New years and stuff December 28, 2008
I made all these goals and stuff for the challenge but I find it somewhat hard to grasp. I think I need to see a plan for the year in writing and mark things off as I accomplish them. I think marking them off after 2 weeks of sticking to them is a safe amount of time on habits I am trying to kick. I will add a page under GOALS IN PROGRESS and mark them off. I also need a daily schedule to go by or I drift off path. I am not good left to my own devices with no plan.
I am finding that I do well in the morning and then just eat what ever the hell crosses my plate the rest of the day. I am not putting all my points down because I am kind of aimlessly eating and have no idea what or how much. It is always like a bite here and there and it adds up, I know that but I do it anyway. Another thing is that I am finding myself not wanting to cook, we have eaten out more this month that the last 5 months I bet. It is hard to come home from work at 4 after cooking dinner already for my boss and then spend an hour cooking for us, while the kids are screaming and wanting my attention. I was meant to be a stay at home mom. When God gave me triplets I am sure he intended for me to stay at home.
The plan begins……First I have to plan my meals in advance. I need a chart to pool my dinners for 1 week at a time. Second it would be nice if I could make it in advance for nights I do not feel like cooking. Third I need to stick to it, and go to the grocery regular…..that is why I eat out so much. Fourth, find a way to make it NOT even an option to eat out. I am going to work on this stuff first. I should find some good receipts, what is better than a receipt for a plan?

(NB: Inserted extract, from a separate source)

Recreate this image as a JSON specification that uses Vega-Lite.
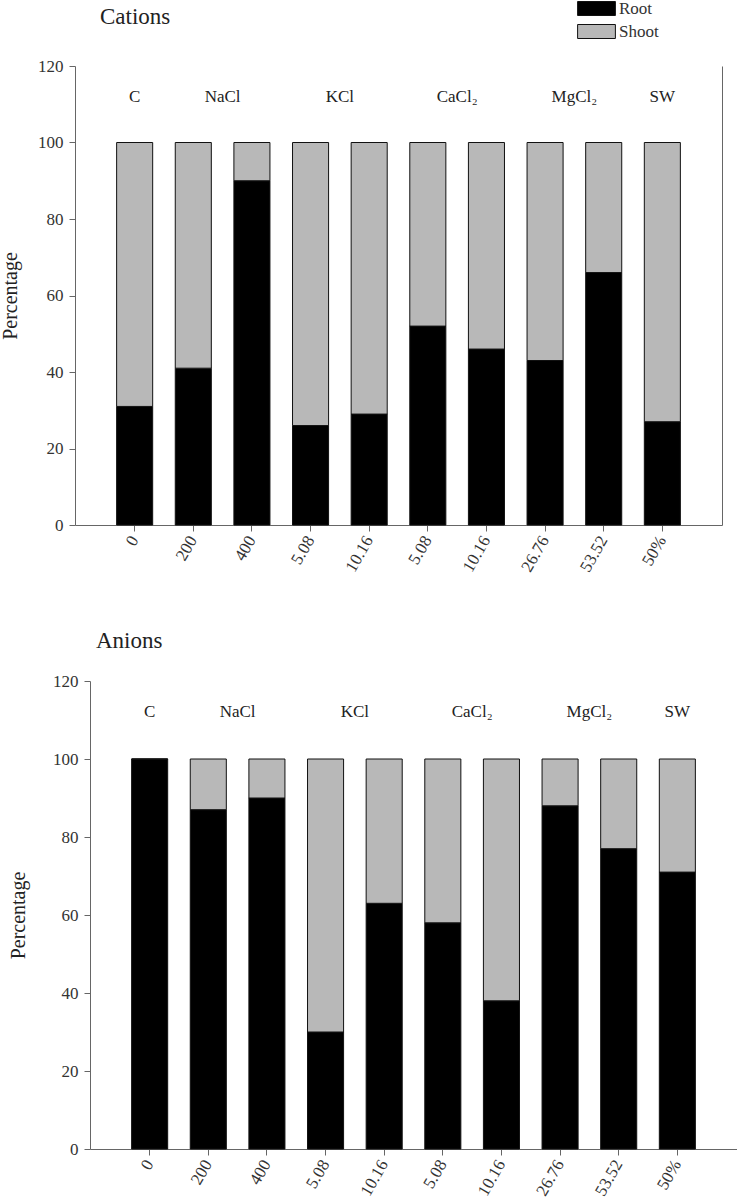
{
  "$schema": "https://vega.github.io/schema/vega-lite/v6.json",
  "background": "white",
  "padding": {"left": 0, "top": 0, "right": 0, "bottom": 0},
  "autosize": {"type": "pad"},
  "spacing": 55,
  "config": {
    "font": "Liberation Serif",
    "view": {"stroke": null},
    "axis": {"labelFont": "Liberation Serif", "titleFont": "Liberation Serif", "labelFontSize": 17, "titleFontSize": 20, "titleFontWeight": "normal", "labelColor": "#333", "titleColor": "#222", "domainColor": "#666", "tickColor": "#666", "grid": false},
    "legend": {"labelFont": "Liberation Serif", "labelFontSize": 17, "labelColor": "#333"},
    "title": {"font": "Liberation Serif", "fontSize": 23, "fontWeight": "normal", "color": "#222"},
    "text": {"font": "Liberation Serif"}
  },
  "datasets": {
    "cations": [
      {"cat": "0 C", "series": "Root", "value": 31}, {"cat": "0 C", "series": "Shoot", "value": 69},
      {"cat": "200 Na", "series": "Root", "value": 41}, {"cat": "200 Na", "series": "Shoot", "value": 59},
      {"cat": "400 Na", "series": "Root", "value": 90}, {"cat": "400 Na", "series": "Shoot", "value": 10},
      {"cat": "5.08 K", "series": "Root", "value": 26}, {"cat": "5.08 K", "series": "Shoot", "value": 74},
      {"cat": "10.16 K", "series": "Root", "value": 29}, {"cat": "10.16 K", "series": "Shoot", "value": 71},
      {"cat": "5.08 Ca", "series": "Root", "value": 52}, {"cat": "5.08 Ca", "series": "Shoot", "value": 48},
      {"cat": "10.16 Ca", "series": "Root", "value": 46}, {"cat": "10.16 Ca", "series": "Shoot", "value": 54},
      {"cat": "26.76 Mg", "series": "Root", "value": 43}, {"cat": "26.76 Mg", "series": "Shoot", "value": 57},
      {"cat": "53.52 Mg", "series": "Root", "value": 66}, {"cat": "53.52 Mg", "series": "Shoot", "value": 34},
      {"cat": "50% SW", "series": "Root", "value": 27}, {"cat": "50% SW", "series": "Shoot", "value": 73}
    ],
    "anions": [
      {"cat": "0 C", "series": "Root", "value": 100}, {"cat": "0 C", "series": "Shoot", "value": 0},
      {"cat": "200 Na", "series": "Root", "value": 87}, {"cat": "200 Na", "series": "Shoot", "value": 13},
      {"cat": "400 Na", "series": "Root", "value": 90}, {"cat": "400 Na", "series": "Shoot", "value": 10},
      {"cat": "5.08 K", "series": "Root", "value": 30}, {"cat": "5.08 K", "series": "Shoot", "value": 70},
      {"cat": "10.16 K", "series": "Root", "value": 63}, {"cat": "10.16 K", "series": "Shoot", "value": 37},
      {"cat": "5.08 Ca", "series": "Root", "value": 58}, {"cat": "5.08 Ca", "series": "Shoot", "value": 42},
      {"cat": "10.16 Ca", "series": "Root", "value": 38}, {"cat": "10.16 Ca", "series": "Shoot", "value": 62},
      {"cat": "26.76 Mg", "series": "Root", "value": 88}, {"cat": "26.76 Mg", "series": "Shoot", "value": 12},
      {"cat": "53.52 Mg", "series": "Root", "value": 77}, {"cat": "53.52 Mg", "series": "Shoot", "value": 23},
      {"cat": "50% SW", "series": "Root", "value": 71}, {"cat": "50% SW", "series": "Shoot", "value": 29}
    ],
    "singles": [{"cat": "0 C", "label": "C"}, {"cat": "50% SW", "label": "SW"}],
    "pairs": [{"cat": "200 Na", "label": "NaCl"}, {"cat": "5.08 K", "label": "KCl"}, {"cat": "5.08 Ca", "label": "CaCl₂"}, {"cat": "26.76 Mg", "label": "MgCl₂"}]
  },
  "vconcat": [
    {
      "width": 647,
      "height": 459,
      "title": {"text": "Cations", "anchor": "start", "frame": "group", "dx": 25, "offset": 28},
      "resolve": {"axis": {"y": "independent"}},
      "layer": [
        {
          "data": {"name": "cations"},
          "mark": {"type": "bar", "stroke": "#111", "strokeWidth": 1},
          "encoding": {
            "x": {"field": "cat", "type": "nominal", "sort": null,
                  "scale": {"paddingInner": 0.385, "paddingOuter": 0.71},
                  "axis": {"title": null, "labelAngle": -60, "labelAlign": "right", "labelBaseline": "middle", "labelExpr": "split(datum.value, ' ')[0]", "labelPadding": 6, "tickSize": 6, "labelFont": "Liberation Serif"}},
            "y": {"field": "value", "type": "quantitative", "stack": "zero",
                  "scale": {"domain": [0, 120]},
                  "axis": {"title": "Percentage", "values": [0, 20, 40, 60, 80, 100, 120], "tickSize": 6, "labelPadding": 6, "titlePadding": 17, "labelFont": "Liberation Serif", "titleFont": "Liberation Serif"}},
            "color": {"field": "series", "type": "nominal",
                      "scale": {"domain": ["Root", "Shoot"], "range": ["#000000", "#b8b8b8"]},
                      "legend": {"title": null, "orient": "none", "legendX": 513, "legendY": -66, "symbolType": "M-2.7,-1H2.7V1H-2.7Z", "symbolSize": 196, "symbolStrokeColor": "#111", "symbolStrokeWidth": 1, "rowPadding": 4, "labelOffset": 14, "labelFont": "Liberation Serif"}},
            "order": {"field": "series", "sort": "ascending"}
          }
        },
        {
          "data": {"name": "singles"},
          "mark": {"type": "text", "fontSize": 17, "color": "#222", "baseline": "middle", "font": "Liberation Serif"},
          "encoding": {
            "x": {"field": "cat", "type": "nominal", "sort": null},
            "y": {"datum": 112, "type": "quantitative", "axis": null},
            "text": {"field": "label"}
          }
        },
        {
          "data": {"name": "pairs"},
          "mark": {"type": "text", "fontSize": 17, "color": "#222", "baseline": "middle", "font": "Liberation Serif"},
          "encoding": {
            "x": {"field": "cat", "type": "nominal", "sort": null, "bandPosition": 1.313},
            "y": {"datum": 112, "type": "quantitative", "axis": null},
            "text": {"field": "label"}
          }
        },
        {
          "data": {"name": "cations"},
          "mark": {"type": "rule", "opacity": 0},
          "encoding": {
            "y": {"field": "value", "type": "quantitative", "axis": {"orient": "right", "labels": false, "ticks": false, "title": null, "domain": true}}
          }
        }
      ]
    },
    {
      "width": 662,
      "height": 468,
      "title": {"text": "Anions", "anchor": "start", "frame": "group", "dx": 21, "offset": 19},
      "resolve": {"axis": {"y": "independent"}},
      "layer": [
        {
          "data": {"name": "anions"},
          "mark": {"type": "bar", "stroke": "#111", "strokeWidth": 1},
          "encoding": {
            "x": {"field": "cat", "type": "nominal", "sort": null,
                  "scale": {"range": [15, 662], "paddingInner": 0.385, "paddingOuter": 0.71},
                  "axis": {"title": null, "labelAngle": -60, "labelAlign": "right", "labelBaseline": "middle", "labelExpr": "split(datum.value, ' ')[0]", "labelPadding": 6, "tickSize": 6, "labelFont": "Liberation Serif"}},
            "y": {"field": "value", "type": "quantitative", "stack": "zero",
                  "scale": {"domain": [0, 120]},
                  "axis": {"title": "Percentage", "offset": -15, "values": [0, 20, 40, 60, 80, 100, 120], "tickSize": 6, "labelPadding": 6, "titlePadding": 24, "labelFont": "Liberation Serif", "titleFont": "Liberation Serif"}},
            "color": {"field": "series", "type": "nominal",
                      "scale": {"domain": ["Root", "Shoot"], "range": ["#000000", "#b8b8b8"]},
                      "legend": {"title": null, "orient": "none", "legendX": 503, "legendY": -59, "symbolType": "M-2.7,-1H2.7V1H-2.7Z", "symbolSize": 196, "symbolStrokeColor": "#111", "symbolStrokeWidth": 1, "rowPadding": 4, "labelOffset": 14, "labelFont": "Liberation Serif"}},
            "order": {"field": "series", "sort": "ascending"}
          }
        },
        {
          "data": {"name": "singles"},
          "mark": {"type": "text", "fontSize": 17, "color": "#222", "baseline": "middle", "font": "Liberation Serif"},
          "encoding": {
            "x": {"field": "cat", "type": "nominal", "sort": null},
            "y": {"datum": 112, "type": "quantitative", "axis": null},
            "text": {"field": "label"}
          }
        },
        {
          "data": {"name": "pairs"},
          "mark": {"type": "text", "fontSize": 17, "color": "#222", "baseline": "middle", "font": "Liberation Serif"},
          "encoding": {
            "x": {"field": "cat", "type": "nominal", "sort": null, "bandPosition": 1.313},
            "y": {"datum": 112, "type": "quantitative", "axis": null},
            "text": {"field": "label"}
          }
        },
        {
          "data": {"name": "anions"},
          "mark": {"type": "rule", "opacity": 0},
          "encoding": {
            "y": {"field": "value", "type": "quantitative", "axis": {"orient": "right", "labels": false, "ticks": false, "title": null, "domain": true}}
          }
        }
      ]
    }
  ]
}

I want to join a gym but there are none close and convenient to me. This is a pain in the butt and really when do I have time to go to a gym? I thought videos, but I have known for 2 days that I get free access to workout videos with my on demand…..not done it yet. Okay, if it rains tomorrow, I WILL DO JILLIAN’S 30 DAY SHED in the morning.
It is interesting to me and frustrating also that I have the power to change my life. I am unhappy with my body. I am disappointed in myself for being a bad example for my children, but I still am too LAZY to take hold of myself and make the changes. Why is it that people hate who they are but they are too afraid to be who they want to be?
New Years plans are set and my sister in-law is coming over with her husband. I think that we might drink, but I know I shouldn’t. I have to start back to school in 2 weeks and I hope I will have time to blog. This is actually good for me because I feel like I am at least accountable for how little I do to work towards my goals.